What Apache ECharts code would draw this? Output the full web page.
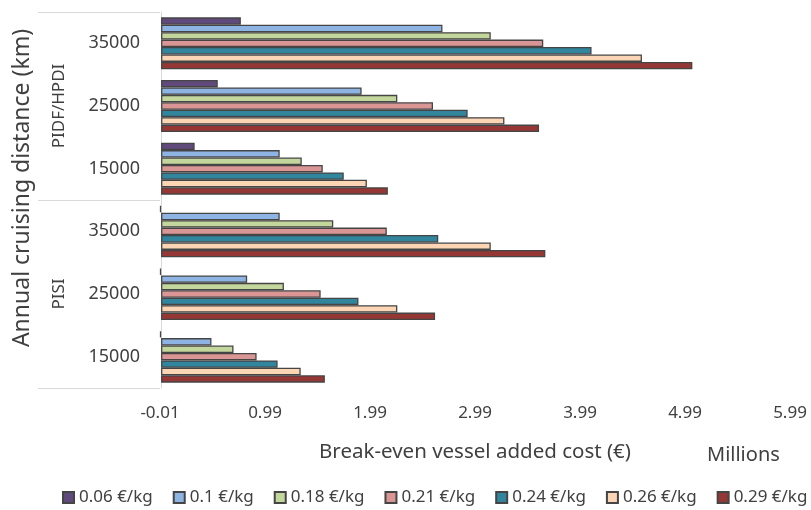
<!DOCTYPE html>
<html>
<head>
<meta charset="utf-8">
<script src="https://cdn.jsdelivr.net/npm/echarts@6/dist/echarts.min.js"></script>
<style>
  html, body { margin: 0; padding: 0; background: #fff; }
  #chart { width: 811px; height: 510px; }
</style>
</head>
<body>
<div id="chart"></div>
<script>
// categories, top to bottom (group|distance)
var categories = ['PIDF/HPDI|35000', 'PIDF/HPDI|25000', 'PIDF/HPDI|15000', 'PISI|35000', 'PISI|25000', 'PISI|15000'];
var groups = ['PIDF/HPDI', 'PISI'];
var seriesNames = ['0.06 €/kg', '0.1 €/kg', '0.18 €/kg', '0.21 €/kg', '0.24 €/kg', '0.26 €/kg', '0.29 €/kg'];
var colors = ['#604a7b', '#8eb4e3', '#c3d69b', '#d99694', '#31859c', '#fcd5b5', '#953735'];

// break-even added cost, millions €
var p006 = [0.76, 0.54, 0.32, -0.01, -0.01, -0.01];
var p010 = [2.68, 1.91, 1.13, 1.13, 0.82, 0.48];
var p018 = [3.14, 2.25, 1.34, 1.64, 1.17, 0.69];
var p021 = [3.64, 2.59, 1.54, 2.15, 1.52, 0.91];
var p024 = [4.10, 2.92, 1.74, 2.64, 1.88, 1.11];
var p026 = [4.58, 3.27, 1.96, 3.14, 2.25, 1.33];
var p029 = [5.06, 3.60, 2.16, 3.66, 2.61, 1.56];
var values = [p006, p010, p018, p021, p024, p026, p029];

var textColor = '#404040';
var font = 'Noto Sans';

var series = seriesNames.map(function (name, i) {
  return {
    name: name,
    type: 'bar',
    yAxisIndex: 0,
    barGap: '0%',
    barCategoryGap: '17%',
    itemStyle: { color: colors[i], borderColor: '#454545', borderWidth: 1.3 },
    data: values[i]
  };
});

var option = {
  animation: false,
  textStyle: { fontFamily: font, color: textColor },
  title: {
    text: 'Millions',
    left: 702,
    top: 440,
    textStyle: { fontFamily: font, fontSize: 20, fontWeight: 'normal', color: textColor }
  },
  legend: {
    bottom: -1,
    left: 57,
    width: 760,
    itemWidth: 11,
    itemHeight: 11,
    itemGap: 20,
    icon: 'rect',
    textStyle: { fontFamily: font, fontSize: 17, color: textColor },
    data: seriesNames
  },
  grid: { left: 160, right: 21, top: 12, bottom: 122 },
  xAxis: {
    type: 'value',
    min: -0.01,
    max: 5.99,
    interval: 1,
    splitLine: { show: false },
    axisLine: { show: false },
    axisTick: { show: false },
    axisLabel: {
      margin: 17,
      fontSize: 17,
      color: textColor,
      formatter: function (v) { return v.toFixed(2); }
    },
    name: 'Break-even vessel added cost (€)',
    nameLocation: 'middle',
    nameGap: 54,
    nameTextStyle: { fontSize: 20.5, color: textColor }
  },
  yAxis: [
    {
      type: 'category',
      inverse: true,
      data: categories,
      axisLine: { show: true, lineStyle: { color: '#d9d9d9' } },
      axisTick: { show: false },
      axisLabel: {
        margin: 20,
        fontSize: 18,
        color: textColor,
        formatter: function (v) { return v.split('|')[1]; }
      }
    },
    {
      type: 'category',
      position: 'left',
      inverse: true,
      data: groups,
      axisLine: { show: false },
      axisTick: { show: true, length: 122, interval: 0, lineStyle: { color: '#d9d9d9' } },
      axisLabel: { rotate: 90, margin: 92, fontSize: 17, color: textColor },
      name: 'Annual cruising distance (km)',
      nameLocation: 'middle',
      nameGap: 126,
      nameRotate: 90,
      nameTextStyle: { fontSize: 23, color: textColor, padding: [0, 0, 0, 24] }
    }
  ],
  series: series
};

var chart = echarts.init(document.getElementById('chart'));
chart.setOption(option);
</script>
</body>
</html>
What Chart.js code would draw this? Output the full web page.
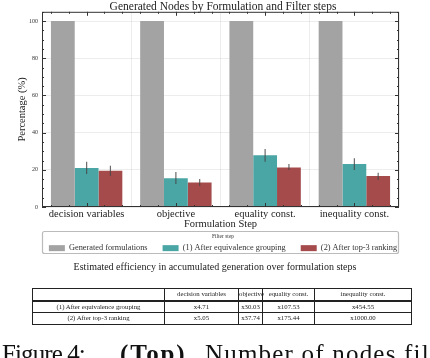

## SHORT EXERCISE
Review the preceding data and report every line that includes the string "this".

## FULL SOLUTION
What Apache ECharts code would draw this? Output the full web page.
What Chart.js code would draw this? Output the full web page.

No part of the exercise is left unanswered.